Earlier in 2007, the Ohio Civil Rights Commission proposed a new administrative rule, which would require Ohio employers of 4 or more employees to grant 12 weeks of pregnancy leave to their pregnant employees when medically recommended.
Before the proposed rule could become effective, however, the Joint Committee on Agency Rule Review had to consider and not invalidate the rule. JCARR is a panel comprised of 10 members of the Ohio legislature charged with deciding whether or not the proposed changes comport with the Commission’s rulemaking authority and existing law.
JCARR held a hearing on December 3, 2007. JCARR did not address the validity of the rule, but instead sent the rule back to the Commission with instruction to provide a complete and accurate summary and analysis of the proposed rule’s anticipated financial impact on certain public employers in Ohio. By doing so, JCARR rejected the Commission’s “no impact” analysis. The Commission has 90 days to re-file its fiscal analysis, at which point the rule would again come before JCARR—likely at its March 31, 2008 meeting.

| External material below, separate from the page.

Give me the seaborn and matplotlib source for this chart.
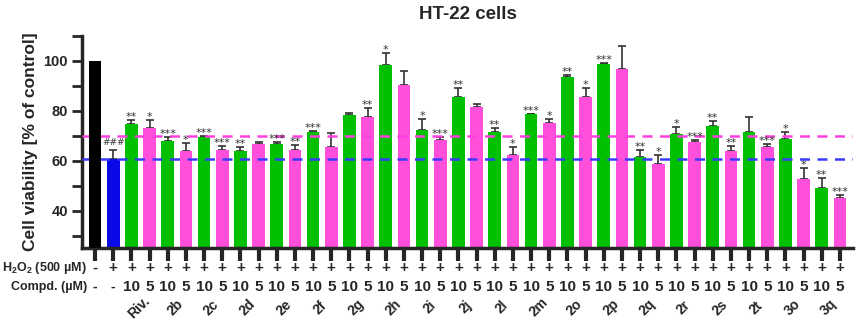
import numpy as np
import pandas as pd
import matplotlib
matplotlib.use('Agg')
import matplotlib.pyplot as plt
import seaborn as sns

# compound names (each tested at 10 and 5 uM)
compounds = ['Riv.', '2b', '2c', '2d', '2e', '2f', '2g', '2h', '2i', '2j',
             '2l', '2m', '2o', '2p', '2q', '2r', '2s', '2t', '3o', '3q']

control_value = 100.0
h2o2_value = 60.7
h2o2_err = 3.7

means_10 = [74.7, 68.0, 69.5, 64.0, 66.8, 71.5, 78.4, 98.3, 72.3, 85.5,
            71.6, 78.7, 93.6, 98.8, 61.6, 70.8, 74.0, 71.5, 68.7, 49.1]
means_5 = [73.1, 63.7, 64.1, 66.8, 64.4, 65.6, 77.5, 90.4, 68.3, 81.6,
           62.1, 75.3, 85.5, 96.9, 58.6, 67.3, 63.7, 65.5, 52.8, 45.1]
err_10 = [1.7, 1.7, 0.3, 1.3, 0.7, 0.5, 0.9, 5.0, 4.5, 3.6,
          1.5, 0.2, 0.7, 0.2, 2.5, 2.7, 1.8, 6.1, 2.8, 3.8]
err_5 = [3.3, 3.4, 1.9, 0.5, 1.9, 5.5, 3.6, 5.5, 1.2, 1.2,
         3.5, 1.5, 3.7, 9.1, 3.8, 1.2, 2.2, 1.2, 4.3, 1.2]
sig_10 = ['**', '***', '***', '**', '***', '***', '', '*', '*', '**',
          '**', '***', '**', '***', '**', '*', '**', '', '*', '**']
sig_5 = ['*', '*', '***', '', '**', '', '**', '', '***', '',
         '*', '*', '*', '', '*', '***', '**', '***', '*', '***']

doses = ['10', '5']
line_pink = 70.0
line_blue = 60.6

# build one row per bar
bars, vals, errs, groups, sigs = ['Control', 'H2O2'], [control_value, h2o2_value], [0, h2o2_err], ['ctrl', 'h2o2'], ['', '###']
for i, c in enumerate(compounds):
    bars += [c + ' 10', c + ' 5']
    vals += [means_10[i], means_5[i]]
    errs += [err_10[i], err_5[i]]
    groups += ['10', '5']
    sigs += [sig_10[i], sig_5[i]]
df = pd.DataFrame({'bar': bars, 'value': vals, 'err': errs, 'group': groups, 'sig': sigs})

palette = {'ctrl': '#000000', 'h2o2': '#0a0ae6', '10': '#00c000', '5': '#ff4fdb'}

sns.set_style('ticks')
plt.rcParams['font.family'] = ['Liberation Sans', 'DejaVu Sans']
plt.rcParams['mathtext.fontset'] = 'custom'
plt.rcParams['mathtext.rm'] = 'Liberation Sans:bold'
plt.rcParams['mathtext.it'] = 'Liberation Sans:bold'
plt.rcParams['mathtext.bf'] = 'Liberation Sans:bold'

fig = plt.figure(figsize=(8.58, 3.30), dpi=100)
ax = fig.add_axes([82 / 858, 1 - 248 / 330, (853 - 82) / 858, (248 - 36) / 330])

sns.barplot(data=df, x='bar', y='value', hue='group', palette=palette, dodge=False,
            saturation=1, width=0.7, linewidth=0, legend=False, ax=ax, zorder=2)

x = np.arange(len(df))
ax.errorbar(x[1:], df['value'][1:], yerr=[np.zeros(len(df) - 1), df['err'][1:]],
            fmt='none', ecolor='#333333', elinewidth=1.2, capsize=3, capthick=1.2, zorder=1.5)

# reference lines
ax.axhline(line_pink, color='#ff40e0', lw=1.8, ls=(0, (4, 3)), zorder=3)
ax.axhline(line_blue, color='#3a3aff', lw=1.8, ls=(0, (4, 3)), zorder=3)
for p in ax.patches:
    if abs(p.get_x() + p.get_width() / 2) < 0.1:
        p.set_zorder(4)

# significance marks
for xi, (v, e, s) in enumerate(zip(df['value'], df['err'], df['sig'])):
    if not s:
        continue
    if s[0] == '*':
        ax.text(xi, v + e - 0.8, s, ha='center', va='bottom', family='DejaVu Sans',
                fontsize=8, color='#333333')
    else:
        ax.text(xi, v + e + 1.2, s, ha='center', va='bottom', family='DejaVu Sans',
                fontsize=6.5, color='#333333')

ax.set_xlim(-0.72, len(df) - 0.28)
ax.set_ylim(25, 110)
ax.set_yticks([40, 60, 80, 100])
ax.set_yticks([30, 50, 70, 90, 110], minor=True)
ax.set_xticks(x)
ax.set_xticklabels([])
ax.set_xlabel('')
ax.set_ylabel('Cell viability [% of control]', fontsize=12.5, fontweight='bold', labelpad=4)
for lab in ax.get_yticklabels():
    lab.set_fontweight('bold')
    lab.set_fontsize(10.5)
ax.tick_params(axis='y', which='major', length=7, width=2, pad=3)
ax.tick_params(axis='y', which='minor', length=7, width=2)
ax.tick_params(axis='x', length=9, width=3)
for side in ['left', 'bottom']:
    ax.spines[side].set_linewidth(2.5)
sns.despine(ax=ax)

ax.set_title('HT-22 cells', fontsize=13.5, fontweight='bold', pad=12)

# treatment table under the axis
tr = ax.get_xaxis_transform()
ax.text(-0.45, -0.094, r'H$_2$O$_2$ (500 µM)', transform=tr, ha='right', va='center',
        fontsize=9, fontweight='bold')
ax.text(-0.45, -0.184, 'Compd. (µM)', transform=tr, ha='right', va='center',
        fontsize=9, fontweight='bold')
for xi, g in enumerate(df['group']):
    ax.text(xi, -0.094, '-' if g == 'ctrl' else '+', transform=tr, ha='center', va='center',
            fontsize=11, fontweight='bold')
    dose = '-' if g in ('ctrl', 'h2o2') else g
    ax.text(xi, -0.184, dose, transform=tr, ha='center', va='center',
            fontsize=11 if dose != '-' else 10, fontweight='bold')
for i, c in enumerate(compounds):
    ax.text(2 + 2 * i + 0.4, -0.28, c, transform=tr, ha='center', va='center',
            rotation=45, fontsize=10, fontweight='bold')

fig.savefig('out.png', dpi=100)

If the Commission re-files the fiscal analysis, and if JCARR does not invalidate the rule, the following changes could become effective and Ohio employers should be prepared. The proposed rule:
- creates a presumption of discrimination against employers that provide less than 12 weeks of unpaid, job protected maternity leave to an employee when medically recommended, unless a lesser amount is justified by business necessity. This is a significant change from the previous, more flexible rule, which allowed employers and employees to work out “a reasonable period of time” for pregnancy leave. The proposed rule fails to define what constitutes a “business necessity.”
- provides leave immediately upon hire, notwithstanding any employer policies requiring a certain length of service prior to eligibility for unpaid leave.
- requires that an employee affected by pregnancy, childbirth or a related medical condition be treated the same for all employment related purposes as other employees not so affected, “regardless of whether she is otherwise similarly situated in all respects.” Thus, for example, an employer, who only allows those employees who have completed six months of employment to use accrued paid sick leave, may have to permit a pregnant employee with only 2 months of employment to use accrued paid leave for pregnancy-related conditions.
- requires that employers make available light-duty positions to pregnant employees under the same terms available to other employees similar in their ability or inability to work. If an employer currently only provides light-duty positions for employees injured on the job, the proposed rule requires the employer to treat pregnant employees more favorably than other employees with non-work related injuries or conditions by providing the pregnant employee light-duty.
- prohibits an employer from unilaterally limiting or altering the job duties of pregnant employees in the absence of an objective and verifiable safety justification. This provision fails to take into consideration employers who need to adjust job duties for reasons which are completely unrelated to pregnancy, such as the introduction of new and different equipment or systems, lay offs, or for reasons that may be favorable to a pregnant employee, such as for a promotion.
Various members of the business community are continuing to challenge the Commission’s authority to implement the above substantive rule, which many business groups believe goes beyond the scope of sex discrimination laws implemented by the Ohio legislature.